Talking Points from the Bruins' 3-2 Game 1 OT win over the Blue Jackets

GOLD STAR: Charlie Coyle continued his torrid 2019 postseason for the Bruins as he scored the tying and winning strike, and now has five goals in the playoffs for the Black and Gold after scoring just a couple after arriving in the regular season.

The first goal for the third-line center allowed him to make up for a turnover that led to the first Columbus goal in the third period. The overtime winner was a beautiful tap-in where he cut to the net and buried a feed from Marcus Johansson. 

Coyle finished with the two goals, two shots on net and three registered hits in his 16:37 of ice time, but the timing of the goals was about as clutch as you can get. How many times do you think a young Coyle dreamed of doing that in Weymouth, Mass., when he was a kid?

BLACK EYE: Invisible game from Matt Duchene after he dominated the first round series against the Tampa Bay Lightning. Duchene didn’t get a single shot on net and really didn’t do much of anything with his speed and skill. Part of it certainly was the trick-or-treat nature of him as a player, but credit also the Bruins for doing the job on him defensively when he was out on the ice. 

Artemi Panarin finished with an assist on the night, but he also really wasn’t a consistently dangerous force for a Blue Jackets team that could have really used that in the latter half of the game. One would expect both will be much, much better in Game 2 on Saturday night.

TURNING POINT: The Bruins clearly took a gut-punch from the when Columbus scored twice in a 13-second span in the third period, and briefly took a 2-1 lead. But credit the Bruins for sticking with it and seeing things through to the end, and eventually, their third line busted through again with Coyle scoring the tying goal on a one-timer bullet that bounced in and out of the net so quickly that people in the press box weren’t even sure it was a goal. That score energized the Bruins and sent them on their way to the eventual OT winner from Coyle.
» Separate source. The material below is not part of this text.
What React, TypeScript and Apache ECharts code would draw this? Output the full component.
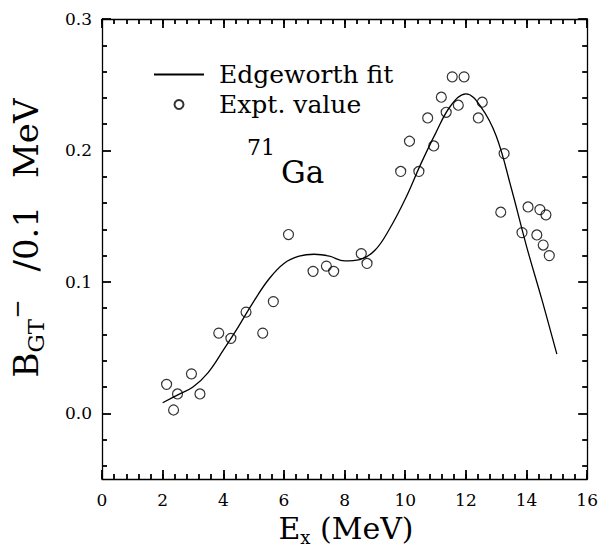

HONORABLE MENTION: Noel Acciari was another role player who factored in a massive way for the Bruins with his shorthanded goal in the first period. It came amidst the Bruins outshooting the Blue Jackets 14-4 and Sergei Bobrovsky standing on his head to keep the B’s off the scoreboard. 

It would have been a major bummer for the Bruins if they had gone through the first period without lighting the lamp. Even just the single goal felt like a missed opportunity, but at least Acciari gave them the early lead that they rode for a couple of periods. Without the shorthanded strike, the B’s might have lost this game.

BY THE NUMBERS: 1 – The number of shots on net for David Pastrnak in Game 1 as he continued to be off target with his shots and have difficulty cleanly handling the puck. It sure looks like something is wrong with his hands.  

QUOTE TO NOTE: “His buddies probably expect him to get a hat trick next game, that’s the problem. Listen, [Coyle] has got to be excited. I think in Minnesota they didn’t have much luck in terms of getting to the second round, so he’s probably excited he’s advancing. Now you’re at home. Now you’re the hero of the game, so I think it’s awesome. Good for him. Great story.” –Bruce Cassidy, on Weymouth native Charlie Coyle scoring the tying and winning goals for the Bruins.